Les équipes obéissent à une dynamique de groupe qui dépasse la simple mise en place d’un plan de jeu ou d’une organisation tactique. On a pu le constater le week-end dernier à la lumière des performances des clubs français en H-Cup, compétition miroir proposée à notre réflexion dans laquelle se mirent forces et faiblesses.
Ecartons Racing-Métro, Perpignan, Castres et Montpellier qui s’ébrouaient sans enjeu – mais non sans envie – pour concentrer le propos sur les trois gros à la table des quarts. Comment analyser la production de ces équipes expérimentées et gorgées d’internationaux ? Comment représenter à l’aide de mots la performance minimaliste de Toulon, euphorique de Clermont et celle, tétanisée, de Toulouse ?
Le premier regard se porte vers la composition. Particulièrement sur deux associations : la paire de centres et la troisième-ligne. Ces cinq joueurs-là ne conduisent pas le jeu – c’est le boulot de la charnière – ils l’articulent. En mode majeur s’ils assurent les liaisons, créent les variations, modulent les fugues. En mode mineur s’ils se limitent au défi frontal, repiquent à l’intérieur, conservent le ballon.
Par et avec eux s’alourdit ou s’accélère le jeu, selon qu’ils choisissent, ou pas, la clé de sol, ce passage à terre qui permet à la défense de se replacer à partir du ruck initié par le porteur du ballon, bref moment qui tape, certes, mais ralentit un tempo. Après avoir imaginé les fruits que peut porter le mariage des centres et de la troisième-ligne, considérer leur attitude au contact permet de distinguer assez nettement le dessein tactique d’une équipe.
Pour la troisième lecture en direct d’un match, j’utilise l’analogie avec les douze sons de la gamme. Non pas que Arnold Schoenberg soit mon maître d’écriture mais j’aime assez l’idée que chaque son puisse être unique, noté sans altération, avec sa propre vie, sans être obligé d’exister dans une tonalité fixée. Ainsi la liberté est laissée à chaque joueur d’apporter son talent, sa vista, sa griffe.
Neuf registres établissent le texture d’une équipe: pilier, talonneur, deuxième-ligne, flanker, numéro huit, demi de mêlée, ouvreur, centre ou ailier-arrière. Le nombre de mauvais choix individuels, de fautes de mains, de pénalités concédées, de placements erratiques et d’impacts subits affaiblit la performance collective. A contrario, une inspiration, une impulsion, la justesse technique, la vivacité, le placement judicieux et le gain de la ligne d’avantage tirent le reste de l’équipe vers le haut. Cette utilisation du bémol et du dièse permet d’évaluer combien de joueurs d’une équipe sont en dessous ou au-dessus du niveau requis.

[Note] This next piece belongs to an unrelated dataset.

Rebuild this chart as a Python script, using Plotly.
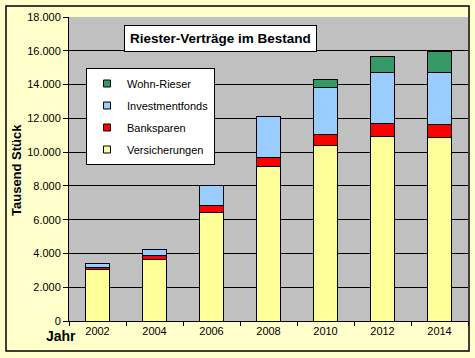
import plotly.graph_objects as go

years = ["2002", "2004", "2006", "2008", "2010", "2012", "2014"]
versicherungen = [3050, 3650, 6450, 9170, 10390, 10920, 10860]
banksparen = [130, 200, 370, 530, 650, 795, 795]
investmentfonds = [250, 355, 1225, 2405, 2780, 3015, 3080]
wohn_riester = [0, 0, 0, 0, 475, 945, 1220]

series = [
    ("Versicherungen", versicherungen, "#FFFF99"),
    ("Banksparen", banksparen, "#FF0000"),
    ("Investmentfonds", investmentfonds, "#99CCFF"),
    ("Wohn-Rieser", wohn_riester, "#339966"),
]

W, H = 475, 358
L, R, T, B = 69, 7, 17, 37
pw, ph = W - L - R, H - T - B

def px_x(x):
    return (x - L) / pw

def px_y(y):
    return (H - B - y) / ph

fig = go.Figure()
for name, vals, col in series:
    fig.add_trace(go.Bar(
        x=years, y=vals, name=name, showlegend=False,
        marker=dict(color=col, line=dict(color="black", width=1)),
    ))
# legend entries (top to bottom: Wohn-Rieser ... Versicherungen)
for name, vals, col in reversed(series):
    fig.add_trace(go.Scatter(
        x=[None], y=[None], mode="markers", name=name, legendgroup=name,
        marker=dict(symbol="square", size=7, color=col, line=dict(color="black", width=1)),
    ))

font = "Liberation Sans, Arial, sans-serif"
fig.update_layout(
    width=W, height=H,
    margin=dict(l=L, r=R, t=T, b=B),
    barmode="stack", bargap=0.59,
    paper_bgcolor="#FFFFCC", plot_bgcolor="#C0C0C0",
    separators=",.",
    font=dict(family=font, size=11, color="black"),
    showlegend=True,
    legend=dict(
        x=px_x(86), y=px_y(68), xanchor="left", yanchor="top",
        bgcolor="white", bordercolor="black", borderwidth=1,
        traceorder="grouped", font=dict(size=11, family=font),
        itemwidth=30, tracegroupgap=3,
    ),
    xaxis=dict(
        type="category", showline=True, linecolor="black", linewidth=1,
        ticks="outside", tickson="boundaries", ticklen=4, tickcolor="black",
        tickfont=dict(size=11), showgrid=False, mirror=False,
    ),
    yaxis=dict(
        range=[0, 18000], dtick=2000, tickformat=",d",
        showline=True, linecolor="black", linewidth=1,
        ticks="outside", ticklen=5, tickcolor="black",
        showgrid=True, gridcolor="black", gridwidth=1,
        tickfont=dict(size=11), zeroline=False,
    ),
    shapes=[
        dict(type="rect", xref="paper", yref="paper",
             x0=px_x(6), x1=px_x(469), y0=px_y(351), y1=px_y(6),
             line=dict(color="black", width=1.5), fillcolor="rgba(0,0,0,0)", layer="above"),
    ],
    annotations=[
        dict(text="<b>Riester-Verträge im Bestand</b>", xref="paper", yref="paper",
             x=px_x(220.5), y=px_y(39), xanchor="center", yanchor="middle",
             showarrow=False, font=dict(size=13.5, family=font),
             bgcolor="white", bordercolor="black", borderwidth=1, borderpad=5),
        dict(text="<b>Tausend Stück</b>", xref="paper", yref="paper",
             x=px_x(16), y=px_y(170), xanchor="center", yanchor="middle",
             textangle=-90, showarrow=False, font=dict(size=13, family=font)),
        dict(text="<b>Jahr</b>", xref="paper", yref="paper",
             x=px_x(61), y=px_y(336), xanchor="center", yanchor="middle",
             showarrow=False, font=dict(size=14, family=font)),
    ],
)

fig.write_html("out.html", config={"displayModeBar": False},
               post_script="document.body.style.margin='0px';document.body.style.overflow='hidden';")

Pour écrire s’effectue en permanence l’aller-retour du collectif vers l’individuel, de la partition d’ensemble vers l’exécution technique. Comme dans toute œuvre – et un match de rugby en est une – s’impose la nouveauté, l’innovation, voire la création qui placent une équipe en avance sur son temps. Ce peuvent être une poignée de combinaisons inédites, des options tactiques osées. Ou alors la rencontre est affaire de coups de sifflets, de buteurs et de gain de terrain, le genre rebattu, trempé dans le formol et soporifique. Une œuvre de suiveurs, pas d’acteurs.
Ce week-end dernier, Toulon s’est réfugié dans son registre collectif le plus conservateur, Toulouse, de son côté, oubliant que la justesse technique prélude à toute option tactique. Seul Clermont, d’entre les clubs français en lice, a su allier les registres – mental, physique, technique, tactique ; chaque joueur apportant ce dièse qui éclaire les grands matches.
Résumer une rencontre ou une performance individuelle, c’est radicaliser le propos, ou alors rien ne s’impose, sinon la léthargie, auquel cas 140 signes suffisent pour un court bilan. Pas concilier mais plutôt reconnaître les aspects marquants, les aspérités, ce qui ressort et nous touche. Steve Coogan, scénariste de Philomena – long métrage sur la foi et le pardon – attaqué par des extrémistes à l’issue de la projection, a dit : « Il est important que les intolérants n’aiment pas le film. Car il n’est pas pour eux.» Je fais mienne cette formule. Elle tape sur les lignes de mes comptes rendus.